#### WRITTEN EXERCISE
Quote the whole listing word for word. Do not include the pictures.
* * *
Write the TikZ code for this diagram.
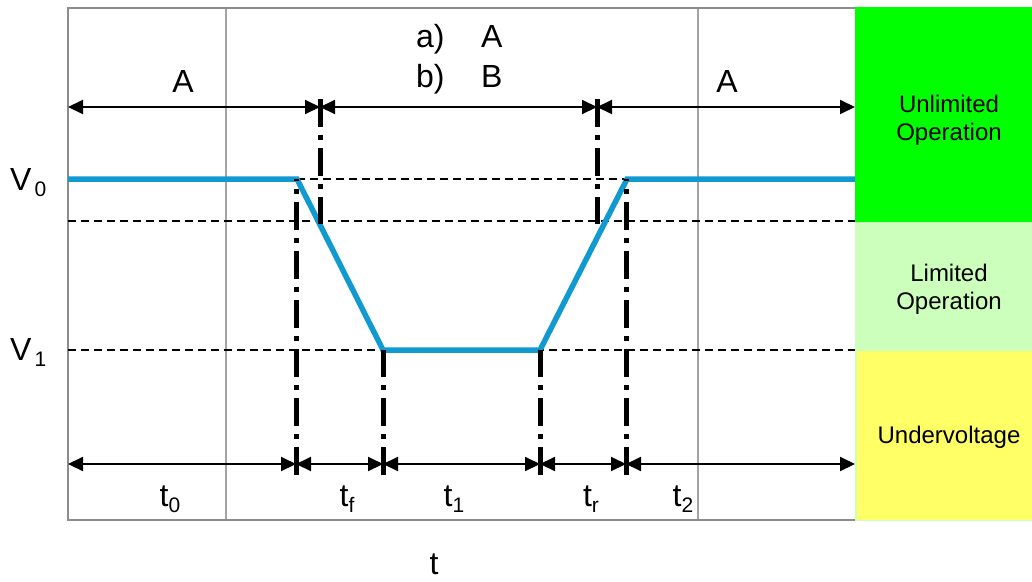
\documentclass[tikz,border=0pt]{standalone}
\usepackage{fontspec}
\setmainfont{Liberation Sans}
\usetikzlibrary{arrows.meta}
\definecolor{sig}{RGB}{17,154,208}
\definecolor{ugreen}{RGB}{0,255,0}
\definecolor{lgreen}{RGB}{204,255,187}
\definecolor{uyellow}{RGB}{255,255,102}
\definecolor{framegray}{RGB}{140,140,140}
\newcommand{\lowsub}[1]{\raisebox{-6pt}{\fontsize{21}{21}\selectfont #1}}
\begin{document}
\begin{tikzpicture}[x=1pt,y=-1pt,
  lbl/.style={font=\fontsize{32}{38}\selectfont, inner sep=0pt, anchor=base},
  band/.style={font=\fontsize{24}{28}\selectfont, align=center, inner sep=0pt},
  dimarrow/.style={line width=2pt, {Triangle[length=15pt,width=14pt]}-{Triangle[length=15pt,width=14pt]}},
  guide/.style={line width=2.5pt, dash pattern=on 8pt off 5pt},
  marker/.style={line width=5pt, dash pattern=on 28pt off 8pt on 5pt off 8pt},
  signal/.style={draw=sig, line width=5.5pt, line join=miter},
  gridline/.style={draw=framegray!80, line width=1.5pt},
  frame/.style={draw=framegray, line width=2pt}]
\useasboundingbox (0,0) rectangle (1032,581);
% frame and grid
\coordinate (fTR) at (855,8);
\coordinate (fTL) at (68,8);
\coordinate (fBL) at (68,520);
\coordinate (fBR) at (855,520);
\coordinate (g1t) at (226,8);
\coordinate (g1b) at (226,520);
\coordinate (g2t) at (698,8);
\coordinate (g2b) at (698,520);
\draw[gridline] (g1t) -- (g1b);
\draw[gridline] (g2t) -- (g2b);
\draw[frame] (fTR) -- (fTL) -- (fBL) -- (fBR);
% bands
\fill[ugreen] (855,7) rectangle (1032,222);
\fill[lgreen] (855,222) rectangle (1032,521);
\fill[uyellow] (856.5,351) rectangle (1032,519.5);
\node[band] (unl) at (949,120) {Unlimited\\Operation};
\node[band] (lim) at (949,289) {Limited\\Operation};
\node[band] (und) at (949,437) {Undervoltage};
% signal points
\coordinate (s0) at (68,179);
\coordinate (s1) at (297,179);
\coordinate (s2) at (383,350);
\coordinate (s3) at (540,350);
\coordinate (s4) at (627,179);
\coordinate (s5) at (855,179);
% guides
\coordinate (h1a) at (68,221);
\coordinate (h1b) at (855,221);
\coordinate (h2a) at (68,350);
\coordinate (h2b) at (855,350);
\draw[guide] (s1) -- (s4);
\draw[guide] (h1a) -- (h1b);
\draw[guide] (h2a) -- (h2b);
% signal
\draw[signal] (s0) -- (s1) -- (s2) -- (s3) -- (s4) -- (s5);
% markers
\coordinate (m1a) at (296,179); \coordinate (m1b) at (296,475);
\coordinate (m2a) at (320,99);  \coordinate (m2b) at (320,224);
\coordinate (m3a) at (383,350); \coordinate (m3b) at (383,475);
\coordinate (m4a) at (540,350); \coordinate (m4b) at (540,475);
\coordinate (m5a) at (597,99);  \coordinate (m5b) at (597,224);
\coordinate (m6a) at (626,179); \coordinate (m6b) at (626,475);
\draw[marker] (m1b) -- (m1a);
\draw[marker] (m2a) -- (m2b);
\draw[marker] (m3b) -- (m3a);
\draw[marker] (m4b) -- (m4a);
\draw[marker] (m5a) -- (m5b);
\draw[marker] (m6b) -- (m6a);
% dimension arrows
\coordinate (L1) at (68,107);  \coordinate (T1) at (320,107);
\coordinate (T2) at (597,107); \coordinate (R1) at (855,107);
\coordinate (L2) at (68,464);  \coordinate (B1) at (296,464);
\coordinate (B2) at (383,464); \coordinate (B3) at (540,464);
\coordinate (B4) at (626,464); \coordinate (R2) at (855,464);
\draw[dimarrow] (L1) -- (T1);
\draw[dimarrow] (T1) -- (T2);
\draw[dimarrow] (T2) -- (R1);
\draw[dimarrow] (L2) -- (B1);
\draw[dimarrow] (B1) -- (B2);
\draw[dimarrow] (B2) -- (B3);
\draw[dimarrow] (B3) -- (B4);
\draw[dimarrow] (B4) -- (R2);
% labels
\node[lbl] (lA1) at (183,92) {A};
\node[lbl] (lA2) at (727,92) {A};
\node[lbl, anchor=base west] (la) at (416,47) {a)};
\node[lbl, anchor=base west] (lAa) at (481,47) {A};
\node[lbl, anchor=base west] (lb) at (416,87) {b)};
\node[lbl, anchor=base west] (lBb) at (481,87) {B};
\node[lbl, anchor=base west] (v0) at (10,190) {V\kern3pt\lowsub{0}};
\node[lbl, anchor=base west] (v1) at (10,360) {V\kern3pt\lowsub{1}};
\node[lbl] (t0) at (170,506) {t\lowsub{0}};
\node[lbl] (tf) at (347,506) {t\lowsub{f}};
\node[lbl] (t1) at (454,506) {t\lowsub{1}};
\node[lbl] (tr) at (591,506) {t\lowsub{r}};
\node[lbl] (t2) at (683,506) {t\lowsub{2}};
\node[lbl] (tax) at (434,574) {t};
\end{tikzpicture}
\end{document}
* * *
#### EXERCISE SOLUTION
Write the TikZ code for this diagram.
\documentclass[tikz,border=0pt]{standalone}
\usepackage{fontspec}
\setmainfont{Liberation Sans}
\usetikzlibrary{arrows.meta}
\definecolor{sig}{RGB}{17,154,208}
\definecolor{ugreen}{RGB}{0,255,0}
\definecolor{lgreen}{RGB}{204,255,187}
\definecolor{uyellow}{RGB}{255,255,102}
\definecolor{framegray}{RGB}{140,140,140}
\newcommand{\lowsub}[1]{\raisebox{-6pt}{\fontsize{21}{21}\selectfont #1}}
\begin{document}
\begin{tikzpicture}[x=1pt,y=-1pt,
  lbl/.style={font=\fontsize{32}{38}\selectfont, inner sep=0pt, anchor=base},
  band/.style={font=\fontsize{24}{28}\selectfont, align=center, inner sep=0pt},
  dimarrow/.style={line width=2pt, {Triangle[length=15pt,width=14pt]}-{Triangle[length=15pt,width=14pt]}},
  guide/.style={line width=2.5pt, dash pattern=on 8pt off 5pt},
  marker/.style={line width=5pt, dash pattern=on 28pt off 8pt on 5pt off 8pt},
  signal/.style={draw=sig, line width=5.5pt, line join=miter},
  gridline/.style={draw=framegray!80, line width=1.5pt},
  frame/.style={draw=framegray, line width=2pt}]
\useasboundingbox (0,0) rectangle (1032,581);
% frame and grid
\coordinate (fTR) at (855,8);
\coordinate (fTL) at (68,8);
\coordinate (fBL) at (68,520);
\coordinate (fBR) at (855,520);
\coordinate (g1t) at (226,8);
\coordinate (g1b) at (226,520);
\coordinate (g2t) at (698,8);
\coordinate (g2b) at (698,520);
\draw[gridline] (g1t) -- (g1b);
\draw[gridline] (g2t) -- (g2b);
\draw[frame] (fTR) -- (fTL) -- (fBL) -- (fBR);
% bands
\fill[ugreen] (855,7) rectangle (1032,222);
\fill[lgreen] (855,222) rectangle (1032,521);
\fill[uyellow] (856.5,351) rectangle (1032,519.5);
\node[band] (unl) at (949,120) {Unlimited\\Operation};
\node[band] (lim) at (949,289) {Limited\\Operation};
\node[band] (und) at (949,437) {Undervoltage};
% signal points
\coordinate (s0) at (68,179);
\coordinate (s1) at (297,179);
\coordinate (s2) at (383,350);
\coordinate (s3) at (540,350);
\coordinate (s4) at (627,179);
\coordinate (s5) at (855,179);
% guides
\coordinate (h1a) at (68,221);
\coordinate (h1b) at (855,221);
\coordinate (h2a) at (68,350);
\coordinate (h2b) at (855,350);
\draw[guide] (s1) -- (s4);
\draw[guide] (h1a) -- (h1b);
\draw[guide] (h2a) -- (h2b);
% signal
\draw[signal] (s0) -- (s1) -- (s2) -- (s3) -- (s4) -- (s5);
% markers
\coordinate (m1a) at (296,179); \coordinate (m1b) at (296,475);
\coordinate (m2a) at (320,99);  \coordinate (m2b) at (320,224);
\coordinate (m3a) at (383,350); \coordinate (m3b) at (383,475);
\coordinate (m4a) at (540,350); \coordinate (m4b) at (540,475);
\coordinate (m5a) at (597,99);  \coordinate (m5b) at (597,224);
\coordinate (m6a) at (626,179); \coordinate (m6b) at (626,475);
\draw[marker] (m1b) -- (m1a);
\draw[marker] (m2a) -- (m2b);
\draw[marker] (m3b) -- (m3a);
\draw[marker] (m4b) -- (m4a);
\draw[marker] (m5a) -- (m5b);
\draw[marker] (m6b) -- (m6a);
% dimension arrows
\coordinate (L1) at (68,107);  \coordinate (T1) at (320,107);
\coordinate (T2) at (597,107); \coordinate (R1) at (855,107);
\coordinate (L2) at (68,464);  \coordinate (B1) at (296,464);
\coordinate (B2) at (383,464); \coordinate (B3) at (540,464);
\coordinate (B4) at (626,464); \coordinate (R2) at (855,464);
\draw[dimarrow] (L1) -- (T1);
\draw[dimarrow] (T1) -- (T2);
\draw[dimarrow] (T2) -- (R1);
\draw[dimarrow] (L2) -- (B1);
\draw[dimarrow] (B1) -- (B2);
\draw[dimarrow] (B2) -- (B3);
\draw[dimarrow] (B3) -- (B4);
\draw[dimarrow] (B4) -- (R2);
% labels
\node[lbl] (lA1) at (183,92) {A};
\node[lbl] (lA2) at (727,92) {A};
\node[lbl, anchor=base west] (la) at (416,47) {a)};
\node[lbl, anchor=base west] (lAa) at (481,47) {A};
\node[lbl, anchor=base west] (lb) at (416,87) {b)};
\node[lbl, anchor=base west] (lBb) at (481,87) {B};
\node[lbl, anchor=base west] (v0) at (10,190) {V\kern3pt\lowsub{0}};
\node[lbl, anchor=base west] (v1) at (10,360) {V\kern3pt\lowsub{1}};
\node[lbl] (t0) at (170,506) {t\lowsub{0}};
\node[lbl] (tf) at (347,506) {t\lowsub{f}};
\node[lbl] (t1) at (454,506) {t\lowsub{1}};
\node[lbl] (tr) at (591,506) {t\lowsub{r}};
\node[lbl] (t2) at (683,506) {t\lowsub{2}};
\node[lbl] (tax) at (434,574) {t};
\end{tikzpicture}
\end{document}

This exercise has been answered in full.